Supplied data:
** begin **

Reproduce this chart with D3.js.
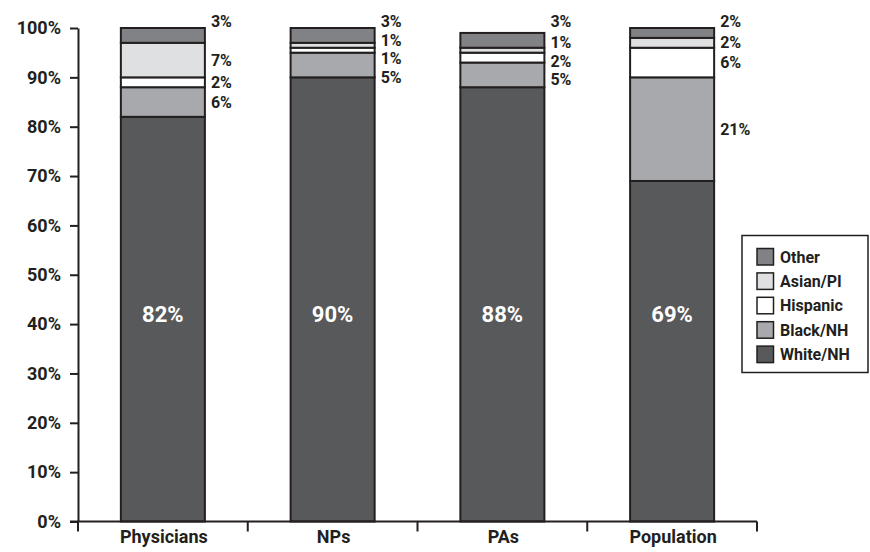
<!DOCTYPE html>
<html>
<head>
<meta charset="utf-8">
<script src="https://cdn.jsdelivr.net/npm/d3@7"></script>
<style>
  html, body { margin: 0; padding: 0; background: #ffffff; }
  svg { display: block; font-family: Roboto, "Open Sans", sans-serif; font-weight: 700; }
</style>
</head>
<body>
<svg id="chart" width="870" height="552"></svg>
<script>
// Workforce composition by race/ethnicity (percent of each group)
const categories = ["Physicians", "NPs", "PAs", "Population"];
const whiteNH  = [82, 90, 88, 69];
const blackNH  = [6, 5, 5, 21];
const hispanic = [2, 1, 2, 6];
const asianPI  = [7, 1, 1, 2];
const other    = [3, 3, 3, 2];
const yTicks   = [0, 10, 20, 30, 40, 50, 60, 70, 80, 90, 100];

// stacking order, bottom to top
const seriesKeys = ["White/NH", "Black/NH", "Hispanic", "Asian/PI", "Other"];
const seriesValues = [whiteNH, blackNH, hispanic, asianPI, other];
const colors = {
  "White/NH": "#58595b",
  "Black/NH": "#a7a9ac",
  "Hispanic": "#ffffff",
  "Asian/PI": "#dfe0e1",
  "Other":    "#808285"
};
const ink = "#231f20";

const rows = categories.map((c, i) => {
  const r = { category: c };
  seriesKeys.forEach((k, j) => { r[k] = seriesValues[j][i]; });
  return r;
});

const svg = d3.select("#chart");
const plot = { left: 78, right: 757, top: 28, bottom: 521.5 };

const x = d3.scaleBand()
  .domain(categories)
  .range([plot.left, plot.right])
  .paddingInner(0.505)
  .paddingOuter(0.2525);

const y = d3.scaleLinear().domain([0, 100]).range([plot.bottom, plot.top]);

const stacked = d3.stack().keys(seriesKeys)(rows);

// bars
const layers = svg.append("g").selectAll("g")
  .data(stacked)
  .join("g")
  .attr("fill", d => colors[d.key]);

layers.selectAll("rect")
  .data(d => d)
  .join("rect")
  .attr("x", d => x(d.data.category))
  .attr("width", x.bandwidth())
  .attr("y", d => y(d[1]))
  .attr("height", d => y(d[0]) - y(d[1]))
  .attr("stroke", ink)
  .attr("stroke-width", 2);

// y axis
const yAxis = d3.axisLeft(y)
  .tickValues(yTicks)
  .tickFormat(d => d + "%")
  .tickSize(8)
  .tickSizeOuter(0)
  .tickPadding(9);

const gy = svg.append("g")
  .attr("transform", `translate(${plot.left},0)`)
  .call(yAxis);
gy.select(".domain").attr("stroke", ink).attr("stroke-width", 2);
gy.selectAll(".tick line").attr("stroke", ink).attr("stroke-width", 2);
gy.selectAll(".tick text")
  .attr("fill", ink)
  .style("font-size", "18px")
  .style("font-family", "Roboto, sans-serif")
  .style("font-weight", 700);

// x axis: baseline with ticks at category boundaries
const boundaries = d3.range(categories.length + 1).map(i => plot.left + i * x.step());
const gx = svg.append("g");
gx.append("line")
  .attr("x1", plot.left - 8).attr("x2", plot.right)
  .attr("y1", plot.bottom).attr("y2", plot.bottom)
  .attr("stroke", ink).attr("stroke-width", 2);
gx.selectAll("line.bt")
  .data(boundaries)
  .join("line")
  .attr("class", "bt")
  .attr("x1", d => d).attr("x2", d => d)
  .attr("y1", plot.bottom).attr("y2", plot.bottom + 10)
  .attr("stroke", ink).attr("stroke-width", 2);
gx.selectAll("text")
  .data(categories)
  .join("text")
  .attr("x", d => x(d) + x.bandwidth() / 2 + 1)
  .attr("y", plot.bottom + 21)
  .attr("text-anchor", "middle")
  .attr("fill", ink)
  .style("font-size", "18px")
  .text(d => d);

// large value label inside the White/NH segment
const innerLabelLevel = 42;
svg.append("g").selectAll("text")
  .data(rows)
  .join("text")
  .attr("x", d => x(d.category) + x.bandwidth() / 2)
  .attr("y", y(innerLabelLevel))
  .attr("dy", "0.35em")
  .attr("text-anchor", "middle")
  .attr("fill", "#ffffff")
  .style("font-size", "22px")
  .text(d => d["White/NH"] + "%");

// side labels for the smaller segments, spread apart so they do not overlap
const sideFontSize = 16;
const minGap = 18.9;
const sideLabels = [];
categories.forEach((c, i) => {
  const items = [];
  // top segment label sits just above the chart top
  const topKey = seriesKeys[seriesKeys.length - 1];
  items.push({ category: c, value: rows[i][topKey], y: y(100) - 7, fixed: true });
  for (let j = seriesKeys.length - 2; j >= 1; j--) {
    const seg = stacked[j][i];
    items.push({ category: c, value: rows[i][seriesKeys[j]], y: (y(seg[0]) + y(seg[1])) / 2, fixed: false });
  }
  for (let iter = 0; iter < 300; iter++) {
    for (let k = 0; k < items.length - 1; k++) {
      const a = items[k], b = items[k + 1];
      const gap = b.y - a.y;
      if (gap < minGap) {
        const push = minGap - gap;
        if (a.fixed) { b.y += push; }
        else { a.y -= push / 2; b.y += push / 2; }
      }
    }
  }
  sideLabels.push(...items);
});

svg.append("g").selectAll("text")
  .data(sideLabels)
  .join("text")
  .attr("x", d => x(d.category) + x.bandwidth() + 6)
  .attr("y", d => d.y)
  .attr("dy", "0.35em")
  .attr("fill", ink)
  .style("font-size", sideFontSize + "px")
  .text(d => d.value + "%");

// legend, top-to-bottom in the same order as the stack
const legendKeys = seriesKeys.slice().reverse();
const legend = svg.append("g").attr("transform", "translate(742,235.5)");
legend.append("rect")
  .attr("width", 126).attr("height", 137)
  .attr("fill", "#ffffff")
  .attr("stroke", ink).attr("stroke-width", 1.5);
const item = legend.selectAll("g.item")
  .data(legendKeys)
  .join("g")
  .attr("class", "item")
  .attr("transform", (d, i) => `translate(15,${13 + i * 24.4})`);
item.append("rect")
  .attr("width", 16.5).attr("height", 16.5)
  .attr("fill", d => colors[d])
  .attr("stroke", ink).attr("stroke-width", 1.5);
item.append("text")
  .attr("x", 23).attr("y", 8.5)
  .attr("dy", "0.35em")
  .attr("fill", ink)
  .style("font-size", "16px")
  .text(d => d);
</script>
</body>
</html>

** end **

What this task involves: Write out again every line above exactly as given; the pictures do not belong in the copy.

Reply to the exercise:
Reproduce this chart with D3.js.
<!DOCTYPE html>
<html>
<head>
<meta charset="utf-8">
<script src="https://cdn.jsdelivr.net/npm/d3@7"></script>
<style>
  html, body { margin: 0; padding: 0; background: #ffffff; }
  svg { display: block; font-family: Roboto, "Open Sans", sans-serif; font-weight: 700; }
</style>
</head>
<body>
<svg id="chart" width="870" height="552"></svg>
<script>
// Workforce composition by race/ethnicity (percent of each group)
const categories = ["Physicians", "NPs", "PAs", "Population"];
const whiteNH  = [82, 90, 88, 69];
const blackNH  = [6, 5, 5, 21];
const hispanic = [2, 1, 2, 6];
const asianPI  = [7, 1, 1, 2];
const other    = [3, 3, 3, 2];
const yTicks   = [0, 10, 20, 30, 40, 50, 60, 70, 80, 90, 100];

// stacking order, bottom to top
const seriesKeys = ["White/NH", "Black/NH", "Hispanic", "Asian/PI", "Other"];
const seriesValues = [whiteNH, blackNH, hispanic, asianPI, other];
const colors = {
  "White/NH": "#58595b",
  "Black/NH": "#a7a9ac",
  "Hispanic": "#ffffff",
  "Asian/PI": "#dfe0e1",
  "Other":    "#808285"
};
const ink = "#231f20";

const rows = categories.map((c, i) => {
  const r = { category: c };
  seriesKeys.forEach((k, j) => { r[k] = seriesValues[j][i]; });
  return r;
});

const svg = d3.select("#chart");
const plot = { left: 78, right: 757, top: 28, bottom: 521.5 };

const x = d3.scaleBand()
  .domain(categories)
  .range([plot.left, plot.right])
  .paddingInner(0.505)
  .paddingOuter(0.2525);

const y = d3.scaleLinear().domain([0, 100]).range([plot.bottom, plot.top]);

const stacked = d3.stack().keys(seriesKeys)(rows);

// bars
const layers = svg.append("g").selectAll("g")
  .data(stacked)
  .join("g")
  .attr("fill", d => colors[d.key]);

layers.selectAll("rect")
  .data(d => d)
  .join("rect")
  .attr("x", d => x(d.data.category))
  .attr("width", x.bandwidth())
  .attr("y", d => y(d[1]))
  .attr("height", d => y(d[0]) - y(d[1]))
  .attr("stroke", ink)
  .attr("stroke-width", 2);

// y axis
const yAxis = d3.axisLeft(y)
  .tickValues(yTicks)
  .tickFormat(d => d + "%")
  .tickSize(8)
  .tickSizeOuter(0)
  .tickPadding(9);

const gy = svg.append("g")
  .attr("transform", `translate(${plot.left},0)`)
  .call(yAxis);
gy.select(".domain").attr("stroke", ink).attr("stroke-width", 2);
gy.selectAll(".tick line").attr("stroke", ink).attr("stroke-width", 2);
gy.selectAll(".tick text")
  .attr("fill", ink)
  .style("font-size", "18px")
  .style("font-family", "Roboto, sans-serif")
  .style("font-weight", 700);

// x axis: baseline with ticks at category boundaries
const boundaries = d3.range(categories.length + 1).map(i => plot.left + i * x.step());
const gx = svg.append("g");
gx.append("line")
  .attr("x1", plot.left - 8).attr("x2", plot.right)
  .attr("y1", plot.bottom).attr("y2", plot.bottom)
  .attr("stroke", ink).attr("stroke-width", 2);
gx.selectAll("line.bt")
  .data(boundaries)
  .join("line")
  .attr("class", "bt")
  .attr("x1", d => d).attr("x2", d => d)
  .attr("y1", plot.bottom).attr("y2", plot.bottom + 10)
  .attr("stroke", ink).attr("stroke-width", 2);
gx.selectAll("text")
  .data(categories)
  .join("text")
  .attr("x", d => x(d) + x.bandwidth() / 2 + 1)
  .attr("y", plot.bottom + 21)
  .attr("text-anchor", "middle")
  .attr("fill", ink)
  .style("font-size", "18px")
  .text(d => d);

// large value label inside the White/NH segment
const innerLabelLevel = 42;
svg.append("g").selectAll("text")
  .data(rows)
  .join("text")
  .attr("x", d => x(d.category) + x.bandwidth() / 2)
  .attr("y", y(innerLabelLevel))
  .attr("dy", "0.35em")
  .attr("text-anchor", "middle")
  .attr("fill", "#ffffff")
  .style("font-size", "22px")
  .text(d => d["White/NH"] + "%");

// side labels for the smaller segments, spread apart so they do not overlap
const sideFontSize = 16;
const minGap = 18.9;
const sideLabels = [];
categories.forEach((c, i) => {
  const items = [];
  // top segment label sits just above the chart top
  const topKey = seriesKeys[seriesKeys.length - 1];
  items.push({ category: c, value: rows[i][topKey], y: y(100) - 7, fixed: true });
  for (let j = seriesKeys.length - 2; j >= 1; j--) {
    const seg = stacked[j][i];
    items.push({ category: c, value: rows[i][seriesKeys[j]], y: (y(seg[0]) + y(seg[1])) / 2, fixed: false });
  }
  for (let iter = 0; iter < 300; iter++) {
    for (let k = 0; k < items.length - 1; k++) {
      const a = items[k], b = items[k + 1];
      const gap = b.y - a.y;
      if (gap < minGap) {
        const push = minGap - gap;
        if (a.fixed) { b.y += push; }
        else { a.y -= push / 2; b.y += push / 2; }
      }
    }
  }
  sideLabels.push(...items);
});

svg.append("g").selectAll("text")
  .data(sideLabels)
  .join("text")
  .attr("x", d => x(d.category) + x.bandwidth() + 6)
  .attr("y", d => d.y)
  .attr("dy", "0.35em")
  .attr("fill", ink)
  .style("font-size", sideFontSize + "px")
  .text(d => d.value + "%");

// legend, top-to-bottom in the same order as the stack
const legendKeys = seriesKeys.slice().reverse();
const legend = svg.append("g").attr("transform", "translate(742,235.5)");
legend.append("rect")
  .attr("width", 126).attr("height", 137)
  .attr("fill", "#ffffff")
  .attr("stroke", ink).attr("stroke-width", 1.5);
const item = legend.selectAll("g.item")
  .data(legendKeys)
  .join("g")
  .attr("class", "item")
  .attr("transform", (d, i) => `translate(15,${13 + i * 24.4})`);
item.append("rect")
  .attr("width", 16.5).attr("height", 16.5)
  .attr("fill", d => colors[d])
  .attr("stroke", ink).attr("stroke-width", 1.5);
item.append("text")
  .attr("x", 23).attr("y", 8.5)
  .attr("dy", "0.35em")
  .attr("fill", ink)
  .style("font-size", "16px")
  .text(d => d);
</script>
</body>
</html>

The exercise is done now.